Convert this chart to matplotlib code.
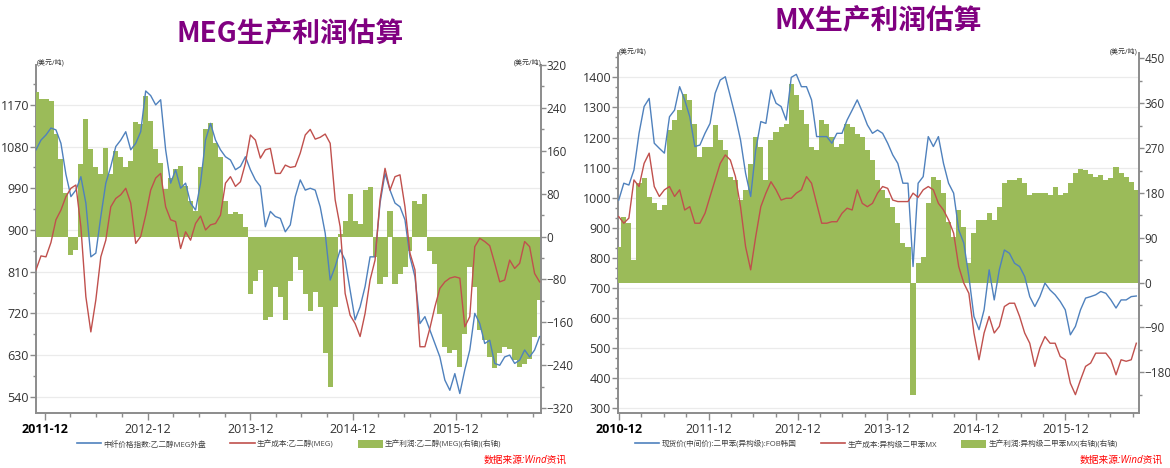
import numpy as np
import pandas as pd
import matplotlib
matplotlib.use('Agg')
import matplotlib.pyplot as plt
import matplotlib.dates as mdates
from matplotlib.ticker import MultipleLocator, AutoMinorLocator
from matplotlib.lines import Line2D
from matplotlib.patches import Patch

plt.rcParams['font.family'] = ['Open Sans', 'Noto Sans CJK SC', 'DejaVu Sans']

# ---------------- data: MEG ----------------
meg_start, meg_end = '2011-10-31', '2016-09-25'
meg_price = [1073, 1094, 1105, 1120, 1116, 1087, 1020, 972, 986, 1015,
             958, 842, 850, 929, 1001, 1037, 1080, 1094, 1112, 1073,
             1087, 1112, 1200, 1190, 1170, 1181, 1073, 1001, 1030, 990,
             1001, 958, 943, 1001, 1094, 1130, 1094, 1073, 1058, 1051,
             1030, 1037, 1058, 1030, 1008, 994, 907, 940, 929, 925,
             896, 911, 972, 1008, 986, 990, 986, 950, 893, 792,
             821, 857, 835, 770, 706, 734, 778, 842, 842, 958,
             1022, 986, 958, 950, 922, 842, 799, 698, 713, 684,
             655, 626, 576, 554, 590, 547, 598, 641, 720, 698,
             655, 662, 612, 608, 626, 630, 612, 619, 641, 626,
             641, 670]
meg_cost = [814, 844, 842, 873, 922, 943, 972, 990, 997, 907,
            756, 680, 749, 842, 878, 950, 968, 976, 990, 958,
            871, 886, 932, 986, 1012, 1022, 950, 922, 918, 860,
            896, 878, 914, 930, 900, 911, 914, 932, 1001, 1015,
            994, 1004, 1044, 1105, 1094, 1055, 1073, 1076, 1022, 1022,
            1040, 1035, 1037, 1066, 1105, 1117, 1096, 1100, 1107, 1087,
            965, 907, 763, 716, 698, 670, 720, 792, 835, 965,
            1033, 986, 1015, 1019, 950, 850, 814, 648, 648, 688,
            734, 774, 788, 796, 799, 796, 691, 713, 864, 882,
            875, 866, 828, 788, 792, 835, 817, 828, 875, 864,
            806, 788]
meg_profit = [270, 256, 256, 253, 191, 144, 82, -35, -25, 135,
              219, 163, 129, 117, 166, 117, 160, 148, 129, 141,
              213, 210, 262, 216, 163, 138, 89, 110, 126, 132,
              95, 67, 48, 129, 200, 211, 175, 148, 67, 42,
              45, 42, 17, -107, -82, -63, -156, -150, -94, -113,
              -156, -82, -38, -63, -107, -138, -104, -131, -218, -280,
              -131, 5, 30, 79, 30, 24, 86, 92, -38, -88,
              -76, 48, -88, -69, -57, -26, 67, 61, 79, -26,
              -51, -144, -206, -218, -212, -243, -181, -57, -94, -175,
              -193, -224, -246, -218, -206, -209, -231, -243, -237, -228,
              -187, -119]
meg_years = ['2011-12', '2012-12', '2013-12', '2014-12', '2015-12']
meg_left_ticks = [540, 630, 720, 810, 900, 990, 1080, 1170]
meg_right_ticks = [-320, -240, -160, -80, 0, 80, 160, 240, 320]
meg_labels = ['中纤价格指数:乙二醇MEG外盘', '生产成本:乙二醇(MEG)',
              '生产利润:乙二醇(MEG)(右轴)(右轴)']

# ---------------- data: MX ----------------
mx_start, mx_end = '2010-11-28', '2016-09-16'
mx_price = [992, 1048, 1042, 1092, 1214, 1303, 1330, 1181, 1164, 1148,
            1269, 1291, 1369, 1325, 1269, 1170, 1175, 1214, 1247, 1347,
            1391, 1402, 1336, 1269, 1192, 1081, 1004, 1159, 1253, 1247,
            1358, 1314, 1303, 1258, 1400, 1410, 1369, 1369, 1325, 1203,
            1203, 1203, 1181, 1214, 1214, 1258, 1291, 1325, 1286, 1242,
            1214, 1225, 1214, 1181, 1142, 1114, 1048, 1048, 771, 1048,
            1070, 1203, 1170, 1203, 1114, 1048, 1015, 893, 849, 738,
            605, 561, 627, 760, 660, 760, 826, 815, 782, 771,
            738, 671, 638, 671, 716, 693, 677, 655, 627, 544,
            572, 627, 666, 671, 677, 688, 682, 660, 633, 660,
            660, 671, 673]
mx_cost = [937, 915, 932, 1059, 1037, 1114, 1148, 1037, 1004, 1026,
           1037, 1004, 1026, 959, 970, 915, 915, 948, 1004, 1059,
           1114, 1142, 1125, 1070, 970, 837, 760, 871, 970, 1015,
           1053, 1026, 992, 998, 998, 1015, 1026, 1070, 1048, 981,
           915, 915, 920, 920, 948, 965, 959, 1026, 981, 970,
           981, 1015, 1037, 1031, 992, 987, 987, 987, 1015, 1001,
           1026, 1037, 1026, 981, 959, 926, 882, 771, 716, 682,
           550, 461, 550, 605, 550, 572, 638, 649, 649, 605,
           550, 516, 439, 500, 538, 516, 516, 472, 461, 383,
           345, 394, 439, 450, 483, 483, 483, 461, 411, 461,
           456, 461, 516]
mx_profit = [72, 132, 119, 45, 199, 209, 172, 159, 146, 155,
             306, 326, 346, 379, 366, 319, 253, 273, 273, 316,
             286, 266, 212, 206, 166, 186, 239, 293, 273, 206,
             286, 303, 313, 319, 399, 376, 346, 319, 273, 266,
             326, 319, 293, 273, 279, 319, 313, 299, 293, 266,
             246, 206, 186, 169, 152, 119, 79, 72, -225, 39,
             52, 159, 212, 206, 179, 122, 92, 146, 112, 39,
             99, 126, 126, 139, 126, 152, 199, 206, 206, 209,
             199, 176, 179, 179, 179, 176, 192, 176, 179, 199,
             219, 229, 226, 217, 212, 216, 206, 209, 232, 219,
             212, 202, 186]
mx_years = ['2010-12', '2011-12', '2012-12', '2013-12', '2014-12', '2015-12']
mx_left_ticks = [300, 400, 500, 600, 700, 800, 900, 1000, 1100, 1200, 1300, 1400]
mx_right_ticks = [-180, -90, 0, 90, 180, 270, 360, 450]
mx_labels = ['现货价(中间价):二甲苯(异构级):FOB韩国', '生产成本:异构级二甲苯MX',
             '生产利润:异构级二甲苯MX(右轴)(右轴)']

BLUE = '#4F81BD'
RED = '#C0504D'
GREEN = '#9BBB59'
SPINE = '#8C8C8C'
TXT = '#333333'

fig = plt.figure(figsize=(11.7, 4.68), dpi=100)
W, H = 1170.0, 468.0


def panel(px_left, px_right, px_top, px_bottom, start, end, price, cost, profit,
          years, lticks, rticks, lylim, rylim, xlim, lminor, rminor):
    rect = [px_left / W, 1 - px_bottom / H, (px_right - px_left) / W, (px_bottom - px_top) / H]
    ax = fig.add_axes(rect)
    axb = ax.twinx()
    axl = ax.twinx()
    d = pd.date_range(start, end, periods=len(price))
    x = mdates.date2num(d.to_pydatetime())
    step = x[1] - x[0]
    axb.bar(x, profit, width=step * 1.02, color=GREEN, linewidth=0, align='center')
    axl.plot(x, price, color=BLUE, lw=1.0)
    axl.plot(x, cost, color=RED, lw=1.0)
    xl = mdates.date2num([pd.Timestamp(xlim[0]).to_pydatetime(), pd.Timestamp(xlim[1]).to_pydatetime()])
    for a in (ax, axb, axl):
        a.set_xlim(xl)
    ax.set_ylim(lylim)
    axl.set_ylim(lylim)
    axb.set_ylim(rylim)
    axl.axis('off')
    # grid
    ax.set_yticks(lticks)
    ax.yaxis.set_minor_locator(AutoMinorLocator(lminor))
    ax.yaxis.grid(True, color='#EBEBEB', lw=0.9)
    ax.set_axisbelow(True)
    axb.set_yticks(rticks)
    axb.yaxis.set_minor_locator(AutoMinorLocator(rminor))
    # x ticks
    major = mdates.date2num([pd.Timestamp(y + '-01').to_pydatetime() for y in years])
    ax.set_xticks(major, years)
    ax.xaxis.set_minor_locator(mdates.MonthLocator(bymonth=[3, 6, 9]))
    for lab in ax.get_xticklabels():
        lab.set_color(TXT)
    ax.get_xticklabels()[0].set_fontweight('bold')
    ax.get_xticklabels()[0].set_color('black')
    ax.tick_params(axis='x', which='major', length=5, width=1, color=SPINE, labelsize=9, pad=2)
    ax.tick_params(axis='x', which='minor', length=3, width=1, color=SPINE)
    ax.tick_params(axis='y', which='major', length=4, width=1, color=SPINE, labelsize=9,
                   labelcolor=TXT, pad=1)
    ax.tick_params(axis='y', which='minor', length=2.5, width=1, color=SPINE)
    axb.tick_params(axis='y', which='major', length=3.5, width=1, color=SPINE, labelsize=8.5,
                    labelcolor=TXT, pad=0.5)
    axb.tick_params(axis='y', which='minor', length=2.5, width=1, color=SPINE)
    for s in ('top', 'right'):
        ax.spines[s].set_visible(False)
    for s in ('left', 'bottom'):
        ax.spines[s].set_color(SPINE)
        ax.spines[s].set_linewidth(1.4)
    for s in ('top', 'left', 'bottom'):
        axb.spines[s].set_visible(False)
    axb.spines['right'].set_color(SPINE)
    axb.spines['right'].set_linewidth(1.4)
    return ax


panel(36, 541, 65, 413, meg_start, meg_end, meg_price, meg_cost, meg_profit,
      meg_years, meg_left_ticks, meg_right_ticks, (505, 1256), (-329, 320),
      ('2011-10-31', '2016-09-30'), 2, 2)
panel(618, 1139, 53, 413, mx_start, mx_end, mx_price, mx_cost, mx_profit,
      mx_years, mx_left_ticks, mx_right_ticks, (284, 1481), (-262, 461),
      ('2010-11-25', '2016-09-27'), 3, 2)

# titles
fig.text(290 / W, 1 - 33 / H, 'MEG生产利润估算', color='#800080', fontsize=20,
         fontweight='bold', family=['Noto Sans CJK SC'], ha='center', va='center')
fig.text(878 / W, 1 - 20 / H, 'MX生产利润估算', color='#800080', fontsize=20,
         fontweight='bold', family=['Noto Sans CJK SC'], ha='center', va='center')

# unit labels
unit = '(美元/吨)'
for xp, yp, ha in [(37, 63, 'left'), (541, 63, 'right'), (619, 52, 'left'), (1138, 52, 'right')]:
    fig.text(xp / W, 1 - yp / H, unit, fontsize=5, color=TXT, ha=ha, va='center')

# legends
def legend(labels, cx):
    handles = [Line2D([], [], color=BLUE, lw=1.2), Line2D([], [], color=RED, lw=1.2),
               Patch(facecolor=GREEN, edgecolor='none')]
    leg = fig.legend(handles, labels, loc='center', bbox_to_anchor=(cx / W, 1 - 444 / H),
                     ncol=3, frameon=False, fontsize=5.5, handlelength=3.2, handleheight=1.4,
                     columnspacing=3.2, handletextpad=0.3)
    for t in leg.get_texts():
        t.set_color('#404040')

legend(meg_labels, 289)
legend(mx_labels, 876)

# source
for cx in (525, 1121):
    fig.text(cx / W, 1 - 460 / H, '数据来源:Wind资讯', color='#FF0000', fontsize=7,
             style='italic', ha='center', va='center')

fig.savefig('out.png', dpi=100)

* * * * * * * * *

Goal
Note every line above where the string "matplotlib" shows up, and copy those lines.

Result for this exercise
Convert this chart to matplotlib code.
import matplotlib
matplotlib.use('Agg')
import matplotlib.pyplot as plt
import matplotlib.dates as mdates
from matplotlib.ticker import MultipleLocator, AutoMinorLocator
from matplotlib.lines import Line2D
from matplotlib.patches import Patch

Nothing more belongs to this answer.